Что-то похожее на уныние однажды соткалось буквально из воздуха, когда я обучался на втором курсе университета, — в нищее, муторное и промозглое время 93 года. Я сидел и пух на вечерней лекции Бибихина — замечательного покойного философа. За окном была такая мерзость, что не передать — такое ощущение, что в депрессии пребывали даже урны. Лекция была, как водится, про Хайдеггера, и я не понимал решительно ни слова. Электрический плафон жужжал, как фреза, заливая поточную аудиторию дурдомовским желтым светом и стойким обывательским звуком — в этот момент я стал понимать, что у звука бывает цвет, тогда как цвет способен подать голос, и еще неизвестно, что отвратительнее. Бибихин говорил медленно, а люди вокруг записывали, напротив, судорожно — мне показалось, что весь смысл его слов как раз и проваливался в этот зазор между сказанным и записанным. Так хотелось, чтобы зазвонил телефон, но мобильных тогда еще не было. Самое же интересное заключалось в том, что меня решительно никто не заставлял сидеть под этой лампой. То был спецкурс, причем даже не для филологического, а для глубоко чужого мне философского факультета, где у меня и знакомых-то не было. Какого черта я там торчал — для меня такая же загадка, как и пируэты хайдеггеровской мысли. Иными словами, беспросвет я назначил себе сам. В этом смысле воля — ключевое понятие для всех унывающих.

Будучи в высшей степени прибыльной эмоцией, уныние всегда идет изнутри и исключительно по желанию. Если безысходность спущена на нас сверху, то уныние — это инициатива на местах.

Оно окрашивает твой глубоко неоригинальный опыт в горделивый багрянец уникальности, по этой причине уныние практически всегда смыкается с гордыней. Человека массы Ортега называл самодовольным человеком — и получается, что, слегка приуныв, ты автоматически противостоишь самонадеянности любой человеческой компании.

Уныние — это, в общем-то, репетиция боли, пробы отчаяния. И уныние — это всегда и упоение.

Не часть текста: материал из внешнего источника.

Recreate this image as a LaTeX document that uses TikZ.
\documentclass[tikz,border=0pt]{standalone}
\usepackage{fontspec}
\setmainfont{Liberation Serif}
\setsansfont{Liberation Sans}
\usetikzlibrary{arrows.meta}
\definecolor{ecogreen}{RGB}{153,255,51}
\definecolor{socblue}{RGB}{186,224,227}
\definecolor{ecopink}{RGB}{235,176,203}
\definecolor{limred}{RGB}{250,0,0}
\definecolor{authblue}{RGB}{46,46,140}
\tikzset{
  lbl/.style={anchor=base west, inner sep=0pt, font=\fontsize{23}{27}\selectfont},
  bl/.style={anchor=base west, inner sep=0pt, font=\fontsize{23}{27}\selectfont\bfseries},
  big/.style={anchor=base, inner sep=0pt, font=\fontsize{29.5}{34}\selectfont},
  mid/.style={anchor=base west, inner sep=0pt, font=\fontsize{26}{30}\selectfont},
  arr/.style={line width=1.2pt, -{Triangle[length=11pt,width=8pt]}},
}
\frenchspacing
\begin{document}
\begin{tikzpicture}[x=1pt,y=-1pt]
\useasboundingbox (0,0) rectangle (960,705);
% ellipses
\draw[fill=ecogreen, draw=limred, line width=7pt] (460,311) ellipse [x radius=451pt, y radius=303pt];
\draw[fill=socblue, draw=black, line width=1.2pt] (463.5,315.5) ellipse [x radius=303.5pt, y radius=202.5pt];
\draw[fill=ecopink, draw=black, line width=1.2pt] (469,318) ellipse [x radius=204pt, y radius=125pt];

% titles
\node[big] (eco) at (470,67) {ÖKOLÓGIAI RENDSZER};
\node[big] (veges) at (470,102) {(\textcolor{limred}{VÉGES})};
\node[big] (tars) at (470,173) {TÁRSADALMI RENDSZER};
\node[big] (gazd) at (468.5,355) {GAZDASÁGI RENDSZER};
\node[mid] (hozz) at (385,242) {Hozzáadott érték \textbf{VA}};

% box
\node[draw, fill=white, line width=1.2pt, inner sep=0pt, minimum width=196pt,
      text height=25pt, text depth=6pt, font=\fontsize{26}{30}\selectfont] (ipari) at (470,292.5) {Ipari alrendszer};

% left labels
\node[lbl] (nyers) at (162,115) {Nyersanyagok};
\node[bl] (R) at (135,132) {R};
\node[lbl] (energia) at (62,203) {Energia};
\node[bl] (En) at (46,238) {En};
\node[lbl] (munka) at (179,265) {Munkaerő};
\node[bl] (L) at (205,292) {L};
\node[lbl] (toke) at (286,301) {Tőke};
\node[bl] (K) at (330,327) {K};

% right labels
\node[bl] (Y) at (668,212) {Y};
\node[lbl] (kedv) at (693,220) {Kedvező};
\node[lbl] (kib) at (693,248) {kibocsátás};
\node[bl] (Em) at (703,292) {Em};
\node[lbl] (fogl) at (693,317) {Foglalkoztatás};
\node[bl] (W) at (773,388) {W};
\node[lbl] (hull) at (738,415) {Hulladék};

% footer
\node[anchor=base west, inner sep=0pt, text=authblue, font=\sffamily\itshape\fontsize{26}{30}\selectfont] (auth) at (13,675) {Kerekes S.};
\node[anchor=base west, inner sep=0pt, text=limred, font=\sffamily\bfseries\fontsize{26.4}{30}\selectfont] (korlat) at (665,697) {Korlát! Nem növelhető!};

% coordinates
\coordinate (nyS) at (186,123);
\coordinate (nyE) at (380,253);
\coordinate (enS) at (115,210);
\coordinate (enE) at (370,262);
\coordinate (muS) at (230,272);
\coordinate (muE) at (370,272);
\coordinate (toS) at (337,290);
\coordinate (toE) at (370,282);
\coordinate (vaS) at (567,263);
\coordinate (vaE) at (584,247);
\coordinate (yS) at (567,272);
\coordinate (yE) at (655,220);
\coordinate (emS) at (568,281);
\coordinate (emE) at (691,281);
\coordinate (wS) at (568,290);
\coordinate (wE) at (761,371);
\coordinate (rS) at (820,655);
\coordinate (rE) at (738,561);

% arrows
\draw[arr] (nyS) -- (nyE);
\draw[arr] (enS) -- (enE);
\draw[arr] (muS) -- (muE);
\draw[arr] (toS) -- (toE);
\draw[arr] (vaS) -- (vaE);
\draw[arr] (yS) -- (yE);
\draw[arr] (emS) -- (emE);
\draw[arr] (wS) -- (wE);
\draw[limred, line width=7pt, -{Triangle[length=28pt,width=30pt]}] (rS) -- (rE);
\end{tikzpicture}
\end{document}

Чем уныние отличается от тоски? Тоска — это про других. Уныние — только про себя. Тоска вообще часто идет от излишней наблюдательности, которая в свою очередь порождает известное сострадание (по крайней мере, у меня ровно так и происходит). У тоски много отчетливых образов, я, например, в последние полгода здорово зациклился на картинах из утренних электричек и автобусов. Люди, едущие поутру на работу, — вообще не самое бодрящее зрелище. Но что делает его предельно и безупречно тоскливым, так это плейеры и айподы. Всякий взрослый человек, бредущий по улице с плейером, выглядит глуповато (исключение я бы сделал разве что для бегающих в Центральном парке, уж не знаю почему), но ничто не навевает такой тоски, как вид неловких утренних меломанов. Провода понуро свисают из ушей, как водоросли с утопленниц; слабо доносятся звуки, девяносто девять процентов которых лучше бы не издавать вовсе, а не то что записывать... впрочем, дело тут совершенно не в качестве музыки, гнетет почему-то сам процесс. Что они там слушают? По какой причине? Они словно пытаются утешить себя звуками перед лицом надвигающейся работы, но тщетно — и чем мажорнее звуки в наушниках, тем, как правило, каменнее лицо слушателя. Тоска — это про здесь и сейчас (вышел из электрички — она и кончилась), уныние же всегда старается оперировать категориями будущего, точнее, его отсутствия.